» **Instructions for the task**
Beginning with the first line, set down every line through the one containing "from matplotlib.lines import Line2D", exactly as it appears, but not the pictures.

» **Supplied information**
** start **

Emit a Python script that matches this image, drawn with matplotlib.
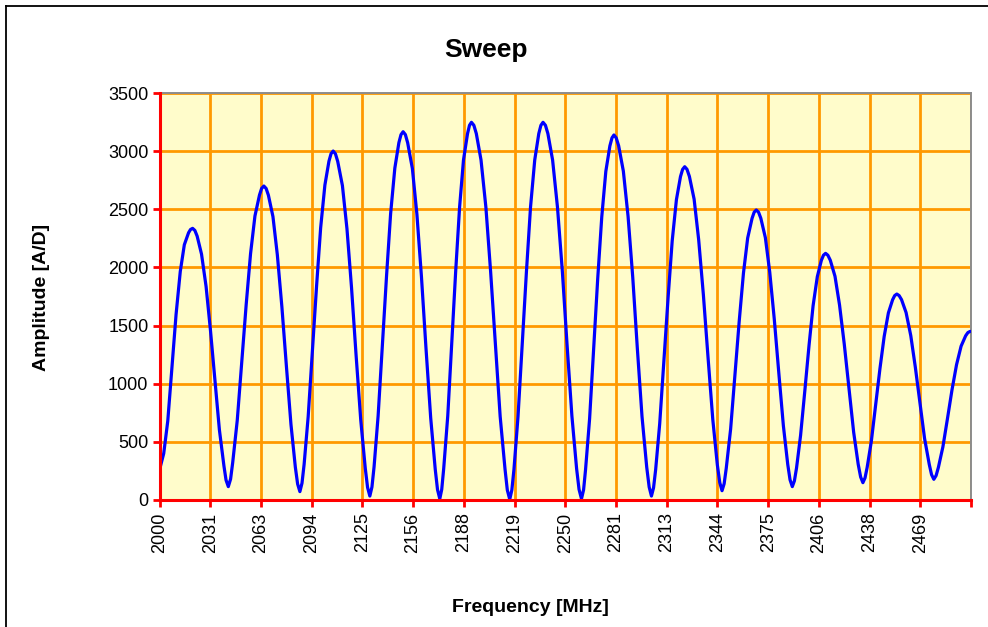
import matplotlib
matplotlib.use("Agg")
import matplotlib.pyplot as plt
from matplotlib.lines import Line2D

# ---- data ----
freq_mhz = [
    2000.0, 2002.6, 2005.1, 2007.7, 2010.2, 2012.8, 2015.3, 2017.9, 2019.1, 2020.4,
    2021.8, 2023.2, 2025.9, 2028.7, 2031.4, 2034.2, 2036.9, 2039.7, 2041.0, 2042.4,
    2043.8, 2045.1, 2047.9, 2050.6, 2053.4, 2056.1, 2058.8, 2061.6, 2062.9, 2064.3,
    2065.7, 2067.1, 2069.9, 2072.6, 2075.4, 2078.2, 2081.0, 2083.7, 2085.1, 2086.5,
    2087.8, 2089.1, 2091.6, 2094.2, 2096.8, 2099.3, 2101.9, 2104.4, 2105.7, 2107.0,
    2108.4, 2109.8, 2112.7, 2115.5, 2118.3, 2121.1, 2124.0, 2126.8, 2128.2, 2129.6,
    2130.9, 2132.2, 2134.7, 2137.3, 2139.9, 2142.4, 2145.0, 2147.5, 2148.8, 2150.1,
    2151.5, 2152.9, 2155.8, 2158.6, 2161.4, 2164.2, 2167.1, 2169.9, 2171.3, 2172.7,
    2173.9, 2175.1, 2177.6, 2180.0, 2182.5, 2184.9, 2187.3, 2189.8, 2191.0, 2192.2,
    2193.7, 2195.2, 2198.1, 2201.1, 2204.0, 2207.0, 2209.9, 2212.9, 2214.3, 2215.8,
    2217.1, 2218.4, 2220.9, 2223.5, 2226.1, 2228.6, 2231.2, 2233.7, 2235.0, 2236.3,
    2237.8, 2239.3, 2242.2, 2245.2, 2248.2, 2251.1, 2254.1, 2257.0, 2258.5, 2260.0,
    2261.3, 2262.5, 2265.0, 2267.5, 2270.0, 2272.5, 2275.0, 2277.5, 2278.8, 2280.0,
    2281.4, 2282.9, 2285.8, 2288.7, 2291.6, 2294.4, 2297.3, 2300.2, 2301.7, 2303.1,
    2304.4, 2305.7, 2308.2, 2310.8, 2313.4, 2315.9, 2318.5, 2321.0, 2322.3, 2323.6,
    2325.0, 2326.5, 2329.4, 2332.2, 2335.1, 2338.0, 2340.9, 2343.7, 2345.2, 2346.6,
    2347.9, 2349.2, 2351.9, 2354.5, 2357.2, 2359.8, 2362.4, 2365.1, 2366.4, 2367.7,
    2369.1, 2370.5, 2373.3, 2376.0, 2378.8, 2381.6, 2384.4, 2387.1, 2388.5, 2389.9,
    2391.2, 2392.5, 2395.0, 2397.6, 2400.2, 2402.7, 2405.3, 2407.8, 2409.1, 2410.4,
    2411.8, 2413.3, 2416.2, 2419.0, 2421.9, 2424.8, 2427.7, 2430.5, 2432.0, 2433.4,
    2434.7, 2436.0, 2438.6, 2441.2, 2443.9, 2446.5, 2449.1, 2451.7, 2453.0, 2454.3,
    2455.7, 2457.2, 2460.0, 2462.9, 2465.7, 2468.6, 2471.4, 2474.3, 2475.7, 2477.1,
    2478.5, 2479.9, 2482.7, 2485.5, 2488.3, 2491.1, 2493.9, 2496.7, 2498.1, 2499.5,
]
amplitude = [
    258, 400, 680, 1142, 1594, 1965, 2195, 2298, 2326, 2336,
    2318, 2269, 2114, 1836, 1459, 1026, 604, 293, 171, 115,
    180, 322, 684, 1175, 1679, 2118, 2442, 2622, 2679, 2700,
    2679, 2621, 2437, 2109, 1662, 1149, 650, 282, 138, 72,
    145, 306, 716, 1273, 1844, 2342, 2708, 2913, 2978, 3001,
    2977, 2912, 2704, 2333, 1829, 1250, 687, 271, 108, 34,
    112, 285, 723, 1319, 1929, 2462, 2854, 3073, 3142, 3167,
    3142, 3072, 2851, 2457, 1920, 1304, 705, 263, 89, 10,
    91, 269, 722, 1338, 1969, 2519, 2924, 3151, 3222, 3248,
    3222, 3151, 2924, 2518, 1967, 1335, 718, 264, 86, 5,
    86, 264, 718, 1335, 1967, 2518, 2924, 3151, 3222, 3248,
    3222, 3151, 2924, 2519, 1969, 1338, 722, 269, 91, 10,
    88, 260, 698, 1293, 1903, 2435, 2826, 3045, 3114, 3139,
    3114, 3046, 2828, 2440, 1913, 1307, 717, 282, 112, 34,
    105, 261, 657, 1195, 1747, 2229, 2583, 2781, 2843, 2866,
    2844, 2782, 2587, 2239, 1766, 1222, 693, 303, 150, 80,
    140, 273, 611, 1070, 1540, 1951, 2253, 2422, 2475, 2494,
    2475, 2423, 2256, 1959, 1554, 1090, 638, 305, 174, 115,
    165, 275, 556, 937, 1329, 1670, 1920, 2061, 2105, 2121,
    2105, 2062, 1924, 1677, 1342, 958, 583, 307, 198, 149,
    190, 279, 506, 814, 1130, 1406, 1609, 1722, 1758, 1771,
    1758, 1723, 1612, 1413, 1142, 831, 528, 305, 218, 178,
    210, 280, 458, 700, 948, 1164, 1323, 1412, 1440, 1450,
]
x_tick_values = [2000, 2031.25, 2062.5, 2093.75, 2125, 2156.25, 2187.5, 2218.75,
                 2250, 2281.25, 2312.5, 2343.75, 2375, 2406.25, 2437.5, 2468.75, 2500]
x_tick_labels = ["2000", "2031", "2063", "2094", "2125", "2156", "2188", "2219",
                 "2250", "2281", "2313", "2344", "2375", "2406", "2438", "2469", ""]
y_tick_values = [0, 500, 1000, 1500, 2000, 2500, 3000, 3500]

title = "Sweep"
x_label = "Frequency [MHz]"
y_label = "Amplitude [A/D]"

# ---- figure ----
plt.rcParams['font.family'] = ['Liberation Sans', 'DejaVu Sans']
W, H = 988, 627
fig = plt.figure(figsize=(W / 100, H / 100), dpi=100)
fig.patch.set_facecolor('white')

# outer chart frame (left and top edges visible)
fig.add_artist(Line2D([6 / W, 6 / W], [0, 1 - 6 / H], transform=fig.transFigure,
                      color='black', lw=1.3))
fig.add_artist(Line2D([6 / W, 1], [1 - 6 / H, 1 - 6 / H], transform=fig.transFigure,
                      color='black', lw=1.3))

left, right, top, bottom = 159.5, 971, 93, 500
ax = fig.add_axes([left / W, 1 - bottom / H, (right - left) / W, (bottom - top) / H])
ax.set_facecolor('#FFFCCB')

ax.plot(freq_mhz, amplitude, color='#0000FF', lw=2.3, solid_joinstyle='round',
        solid_capstyle='round', zorder=3, clip_on=True)

ax.set_xlim(2000, 2500)
ax.set_ylim(0, 3500)
ax.set_xticks(x_tick_values)
ax.set_xticklabels(x_tick_labels, rotation=90, fontsize=13)
ax.set_yticks(y_tick_values)
ax.set_yticklabels([str(v) for v in y_tick_values], fontsize=13)

ax.grid(True, color='#FF9900', lw=2.0, zorder=1)
ax.set_axisbelow(True)

for s in ('left', 'bottom'):
    ax.spines[s].set_color('#FF0000')
    ax.spines[s].set_linewidth(2.2)
    ax.spines[s].set_zorder(4)
for s in ('top', 'right'):
    ax.spines[s].set_color('#8C8C8C')
    ax.spines[s].set_linewidth(1.4)

ax.tick_params(axis='both', direction='out', length=5, width=2.0, color='#FF0000',
               pad=3)
ax.tick_params(axis='x', pad=4)

fig.text(486 / W, 1 - 50 / H, title, ha='center', va='center',
         fontsize=19, fontweight='bold')
fig.text(530 / W, 1 - 607 / H, x_label, ha='center', va='center',
         fontsize=14, fontweight='bold')
fig.text(41 / W, 1 - 297 / H, y_label, ha='center', va='center', rotation=90,
         fontsize=14, fontweight='bold')

fig.savefig('out.png', dpi=100)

** end **

» **Expected output**
Emit a Python script that matches this image, drawn with matplotlib.
import matplotlib
matplotlib.use("Agg")
import matplotlib.pyplot as plt
from matplotlib.lines import Line2D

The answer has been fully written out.